I was disappointed.  Gerald Iverson’s main example of reducing stuff involved moving to a retirement home.  He and his wife did very well to reduce their “stuff” down to 30 percent of what they had.

But downsizing for retirement, or moving into a care community is as much pressure from conditions as it is a choice.  It’s part of the life cycle, and seems almost to justify a cycle that goes: acquire, acquire, acquire, then divest, divest.

When my husband and I moved to a smaller retirement home, we calculate that we reduced our “stuff” by about 50 percent.  A few years ago I began to wonder how to do more.  This is partly due to the expectation that I will eventually have to move to a continuing care facility apartment, and to the feeling, “I don’t want to leave this for the kids to deal with.”  But I also wonder what justice really calls for.
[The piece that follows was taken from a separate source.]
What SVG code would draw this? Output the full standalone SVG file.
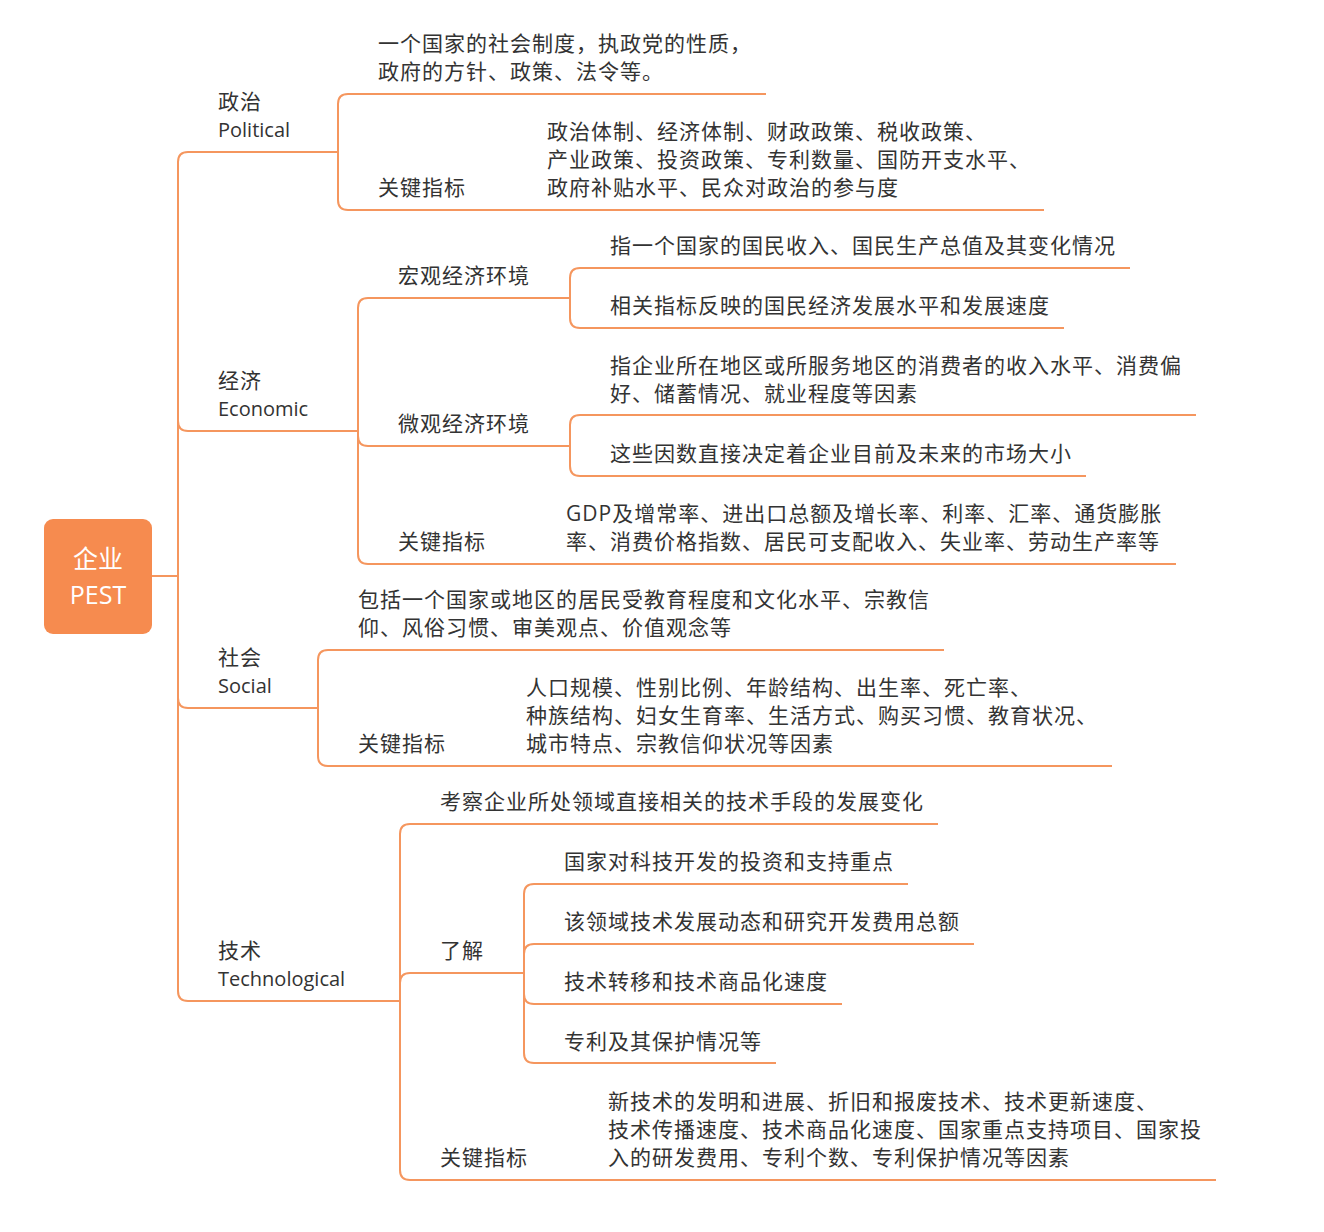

The question of justice arises from Lee Van Ham’s “One Earth Project,” which demonstrates that while we claim to understand that there is only one earth, our society operates as if there were five.  Check the link in my blogroll, on the right of the page.
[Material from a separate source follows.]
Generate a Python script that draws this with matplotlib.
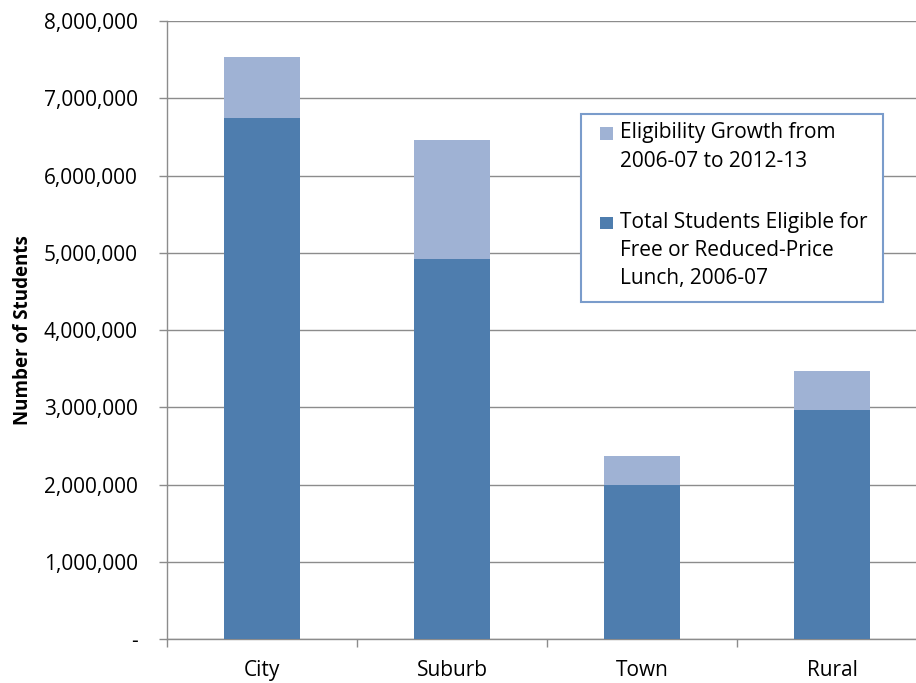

Three years ago I decided to try getting rid of one thing for each day in Lent.  Including Sundays that means 49 items, rounded up to 50.  It turned out to be easy.  I was way over the number before Holy Week arrived.  So the next year I tried again.  It was a little more work, but I had a bookshelf I could turn into a display area, and my storage was much less crowded.

This past Lent I tried again.  It was getting more difficult.  I decided to count folders of old records I discarded (in the category of the things the children won’t have to deal with that’s good, but it doesn’t help anyone else, as gifts to thrift shops and worthy-cause rummage sales do.)  I realized, afterward, that I had hit a psychological snag.  What was the point of giving away things that would leave a gap on the shelf, or an empty space in the china cupboard?  Since I can’t assume that someone will find these items to be just what they want and buy used instead of new, why not let them sit?

I need to do some thinking about this and I was hoping the Common Good Podcast would give me some new insights.  Maybe they’ll take this up again.